The class-action lawsuit was brought on behalf of more than 100,000 current and former baristas in 2004 by former barista Jou Chau, who complained that shift supervisors were illegally getting a cut of employee tips.
San Diego County Superior Court Judge Patricia Cowett ruled in favor of the baristas last year after a bench trial and awarded $86 million in restitution plus about $20 million in interest. Starbucks called the decision "fundamentally unfair and beyond all common sense and reason."
An appeals court reversed the ruling Tuesday, saying that the original decision was improperly based and that supervisors at the nation's largest coffeehouse chain "essentially perform the same job as baristas."
"We conclude the trial court erred in ruling that Starbucks' tip allocation policy violated California law," the state Court of Appeals in San Diego said in the decision. "The applicable statutes do not prohibit Starbucks from permitting shift supervisors to share in the proceeds placed in collective tip boxes."
Attorneys for the baristas said they planned to appeal the decision to the California Supreme Court.
"Up to this point, every court that has addressed this issue has found that an employer cannot pay supervisors from a tip pool. This is the first case that goes in a different direction," said David Lowe, a lawyer for the baristas. "We will be looking to the California Supreme Court to fix this error."
Lowe, of San Francisco law firm Rudy, Exelrod, Zieff & Lowe, said Section 351 of the state labor code states that an employer or agent can't take or receive any part of tips left for employees. The legal definition of an agent, he said, is anyone who has authority to supervise, direct or control workers.
But Starbucks argued that its supervisors spend most of their workdays -- as much as 95% -- performing the same jobs as baristas, including making coffee and taking orders. Although supervisors have some authority to supervise or direct baristas, they can't enforce those directions and can't hire, discipline or terminate them, the Seattle company said.

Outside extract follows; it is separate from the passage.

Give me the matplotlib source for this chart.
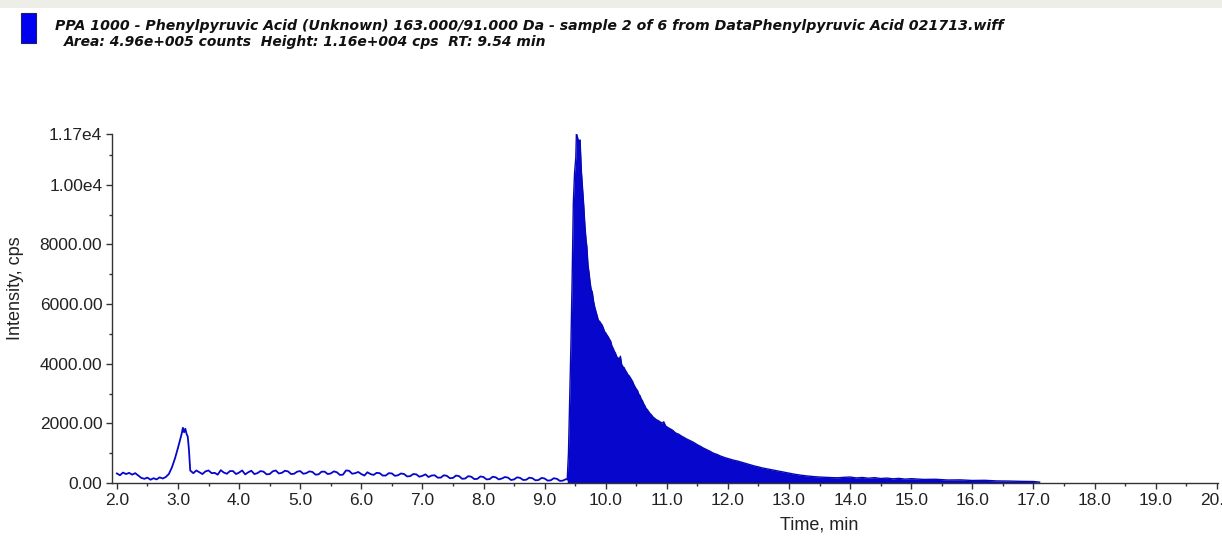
import matplotlib
matplotlib.use("Agg")
import matplotlib.pyplot as plt
import matplotlib.ticker as mticker
from matplotlib.patches import Rectangle

W, H = 1222, 537

TITLE_1 = ("PPA 1000 - Phenylpyruvic Acid (Unknown) 163.000/91.000 Da - sample 2 of 6 "
           "from DataPhenylpyruvic Acid 021713.wiff")
TITLE_2 = "Area: 4.96e+005 counts  Height: 1.16e+004 cps  RT: 9.54 min"

# baseline trace (line only), time in min / intensity in cps
base_time = [2.00, 2.05, 2.10, 2.15, 2.20, 2.25, 2.30, 2.35, 2.40, 2.45, 2.50, 2.55,
             2.60, 2.65, 2.70, 2.75, 2.80, 2.85, 2.90, 2.95, 3.00, 3.03, 3.06, 3.08,
             3.10, 3.12, 3.14, 3.16, 3.18,
             3.20, 3.25, 3.30, 3.35, 3.40, 3.45, 3.50, 3.55, 3.60, 3.65, 3.70, 3.75,
             3.80, 3.85, 3.90, 3.95, 4.00, 4.05, 4.10, 4.15, 4.20, 4.25, 4.30, 4.35,
             4.40, 4.45, 4.50, 4.55, 4.60, 4.65, 4.70, 4.75, 4.80, 4.85, 4.90, 4.95,
             5.00, 5.05, 5.10, 5.15, 5.20, 5.25, 5.30, 5.35, 5.40, 5.45, 5.50, 5.55,
             5.60, 5.65, 5.70, 5.75, 5.80, 5.85, 5.90, 5.95, 6.00, 6.05, 6.10, 6.15,
             6.20, 6.25, 6.30, 6.35, 6.40, 6.45, 6.50, 6.55, 6.60, 6.65, 6.70, 6.75,
             6.80, 6.85, 6.90, 6.95, 7.00, 7.05, 7.10, 7.15, 7.20, 7.25, 7.30, 7.35,
             7.40, 7.45, 7.50, 7.55, 7.60, 7.65, 7.70, 7.75, 7.80, 7.85, 7.90, 7.95,
             8.00, 8.05, 8.10, 8.15, 8.20, 8.25, 8.30, 8.35, 8.40, 8.45, 8.50, 8.55,
             8.60, 8.65, 8.70, 8.75, 8.80, 8.85, 8.90, 8.95, 9.00, 9.05, 9.10, 9.15,
             9.20, 9.25, 9.30, 9.35, 9.37]
base_signal = [320, 260, 350, 300, 340, 280, 330, 250, 170, 140, 180, 110,
               160, 120, 190, 150, 200, 300, 520, 820, 1180, 1420, 1650, 1850,
               1700, 1820, 1650, 1550, 1100,
               420, 330, 420, 360, 300, 390, 420, 330, 340, 280, 430, 350,
               310, 400, 400, 300, 350, 420, 290, 360, 410, 300, 330, 400,
               380, 290, 300, 390, 420, 320, 340, 410, 390, 300, 310, 380,
               400, 310, 330, 390, 370, 280, 290, 380, 380, 300, 320, 390,
               360, 270, 280, 420, 410, 310, 330, 370, 300, 250, 360, 300,
               270, 340, 330, 250, 250, 330, 320, 240, 260, 320, 300, 220,
               230, 300, 290, 210, 240, 290, 200, 250, 260, 180, 180, 260,
               240, 160, 170, 250, 230, 140, 150, 230, 210, 130, 140, 220,
               200, 120, 130, 210, 190, 120, 150, 200, 180, 100, 120, 190,
               170, 100, 110, 180, 160, 90, 100, 170, 150, 80, 90, 160,
               140, 70, 80, 130, 120]

# integrated peak (filled)
peak_time = [9.37, 9.38, 9.39, 9.41, 9.43, 9.45, 9.47, 9.49, 9.51, 9.52, 9.53, 9.55,
             9.57, 9.58, 9.59, 9.60, 9.62, 9.64, 9.66, 9.68, 9.69, 9.71, 9.73, 9.74,
             9.76, 9.78, 9.80, 9.82, 9.84, 9.86, 9.88, 9.90, 9.92, 9.94, 9.96, 9.98,
             10.00, 10.02, 10.04, 10.06, 10.08, 10.10, 10.12, 10.14, 10.16, 10.18,
             10.20, 10.22, 10.24, 10.26, 10.28, 10.30, 10.32, 10.34, 10.36, 10.38,
             10.40, 10.42, 10.44, 10.46, 10.48, 10.50, 10.52, 10.54, 10.56, 10.58,
             10.60, 10.62, 10.64, 10.66, 10.68, 10.70, 10.72, 10.74, 10.76, 10.78,
             10.80, 10.83, 10.86, 10.89, 10.92, 10.95, 10.98, 11.01, 11.04, 11.07,
             11.10, 11.13, 11.16, 11.19, 11.22, 11.25, 11.28, 11.31, 11.34, 11.37,
             11.40, 11.43, 11.47, 11.51, 11.55, 11.59, 11.63, 11.67, 11.71, 11.75,
             11.79, 11.83, 11.87, 11.91, 11.95, 12.00, 12.05, 12.10, 12.15, 12.20,
             12.25, 12.30, 12.35, 12.40, 12.45, 12.50, 12.55, 12.60, 12.65, 12.70,
             12.75, 12.80, 12.85, 12.90, 12.95, 13.00, 13.10, 13.20, 13.30, 13.40,
             13.50, 13.60, 13.70, 13.80, 13.90, 14.00, 14.10, 14.20, 14.30, 14.40,
             14.50, 14.60, 14.70, 14.80, 14.90, 15.00, 15.20, 15.40, 15.60, 15.80,
             16.00, 16.20, 16.40, 16.60, 16.80, 17.00, 17.10]
peak_signal = [120, 600, 1000, 2800, 4600, 6800, 9400, 10400, 10900, 11700, 11650, 11500,
               11450, 11500, 11000, 10500, 9900, 9300, 8600, 8100, 7950, 7300, 7000, 6800,
               6500, 6400, 6100, 5900, 5750, 5600, 5450, 5420, 5350, 5300, 5200, 5080,
               5030, 4960, 4900, 4820, 4760, 4600, 4520, 4420, 4350, 4230,
               4200, 4130, 4250, 3980, 3900, 3870, 3780, 3720, 3640, 3600,
               3540, 3470, 3400, 3300, 3220, 3150, 3100, 2980, 2930, 2820,
               2760, 2660, 2590, 2500, 2460, 2400, 2340, 2300, 2250, 2200,
               2170, 2120, 2090, 2050, 2010, 2050, 1910, 1870, 1830, 1800,
               1760, 1700, 1660, 1640, 1600, 1560, 1530, 1490, 1460, 1430,
               1400, 1370, 1320, 1270, 1230, 1180, 1140, 1100, 1060, 1010,
               980, 950, 910, 880, 850, 820, 790, 760, 740, 710,
               680, 650, 620, 590, 560, 540, 510, 490, 470, 450,
               430, 410, 390, 370, 350, 330, 290, 260, 235, 215,
               200, 190, 180, 175, 190, 200, 170, 185, 160, 180,
               150, 165, 140, 155, 130, 145, 120, 125, 100, 105,
               85, 90, 70, 65, 55, 50, 30]

x_ticks = [2.0, 3.0, 4.0, 5.0, 6.0, 7.0, 8.0, 9.0, 10.0, 11.0, 12.0, 13.0, 14.0,
           15.0, 16.0, 17.0, 18.0, 19.0, 20.0]
y_ticks = [0, 2000, 4000, 6000, 8000, 10000, 11700]
y_tick_labels = ["0.00", "2000.00", "4000.00", "6000.00", "8000.00", "1.00e4", "1.17e4"]

BLUE = "#0606CC"

plt.rcParams["font.family"] = ["Liberation Sans", "DejaVu Sans"]

fig = plt.figure(figsize=(W / 100, H / 100), dpi=100, facecolor="white")

# faint strip across the top edge
fig.patches.append(Rectangle((0, 1 - 8 / H), 1, 8 / H, transform=fig.transFigure,
                             facecolor="#EEEEE8", edgecolor="none", zorder=0))
# legend swatch
fig.patches.append(Rectangle((21 / W, 1 - 43 / H), 15 / W, 30 / H, transform=fig.transFigure,
                             facecolor="#0000F0", edgecolor="#202060", linewidth=0.8))
fig.text(55 / W, 1 - 30 / H, TITLE_1, fontsize=10.2, fontweight="bold", fontstyle="oblique",
         family=["DejaVu Sans"], va="baseline", ha="left", color="#111111")
fig.text(64 / W, 1 - 46 / H, TITLE_2, fontsize=10, fontweight="bold", fontstyle="oblique",
         family=["DejaVu Sans"], va="baseline", ha="left", color="#111111")

ax = fig.add_axes([112 / W, 1 - 483 / H, (1218 - 112) / W, (483 - 134) / H])
ax.plot(base_time, base_signal, color=BLUE, linewidth=1.3)
ax.fill_between(peak_time, peak_signal, 0, color=BLUE, linewidth=0)
ax.plot(peak_time, peak_signal, color="#0808B4", linewidth=1.0)

ax.set_xlim(1.92, 20.02)
ax.set_ylim(0, 11700)

for s in ["top", "right"]:
    ax.spines[s].set_visible(False)
for s in ["left", "bottom"]:
    ax.spines[s].set_color("#333333")
    ax.spines[s].set_linewidth(1.0)

ax.set_xticks(x_ticks)
ax.set_xticklabels([f"{v:.1f}" for v in x_ticks])
ax.xaxis.set_minor_locator(mticker.MultipleLocator(0.5))
ax.set_yticks(y_ticks)
ax.set_yticklabels(y_tick_labels)
ax.yaxis.set_minor_locator(mticker.FixedLocator([1000, 3000, 5000, 7000, 9000, 11000]))

ax.tick_params(axis="both", which="major", length=4, width=1, color="#333333",
               labelsize=12.5, labelcolor="#222222", pad=3)
ax.tick_params(axis="both", which="minor", length=2, width=1, color="#333333")

fig.text(16 / W, 1 - 288 / H, "Intensity, cps", rotation=90, fontsize=13, color="#222222",
         ha="center", va="center")
fig.text(819 / W, 1 - 525 / H, "Time, min", fontsize=13, color="#222222",
         ha="center", va="center")

fig.savefig("out.png", dpi=100, facecolor="white")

At the Starbucks on Crenshaw Boulevard and Coliseum Street in Los Angeles, baristas and shift supervisors work side by side to serve customers, said supervisor Tameko Aubry, who worked as a barista for five years.
"We do the same thing the baristas do," Aubry, 27, said. "That's why we supervisors think we should get tips too. . . . If they took the tips away, I would have to work extra hours or get another job."
On average, she said, supervisors make about $3 more an hour than baristas do.
Shares of Starbucks fell 10 cents, or less than 1%, to $14.82 on Tuesday. The company released a statement saying it was "very pleased with the Court of Appeal's ruling. It validates our long-standing tip policy."
Money collected in tip jars is put into safes at each Starbucks and apportioned weekly to eligible employees based on the number of hours they work. Last year, Cowett said, the average tip distributed to baristas and supervisors was $1.71 an hour.
Although allowing supervisors to receive tips cuts into her income, Wendy Canizales, a barista at a Starbucks in Little Tokyo, said she understood the company's policy.
"In some ways, I think it's a little unfair because they make more than us," she said. "But they do work more than we do and have more to take care of."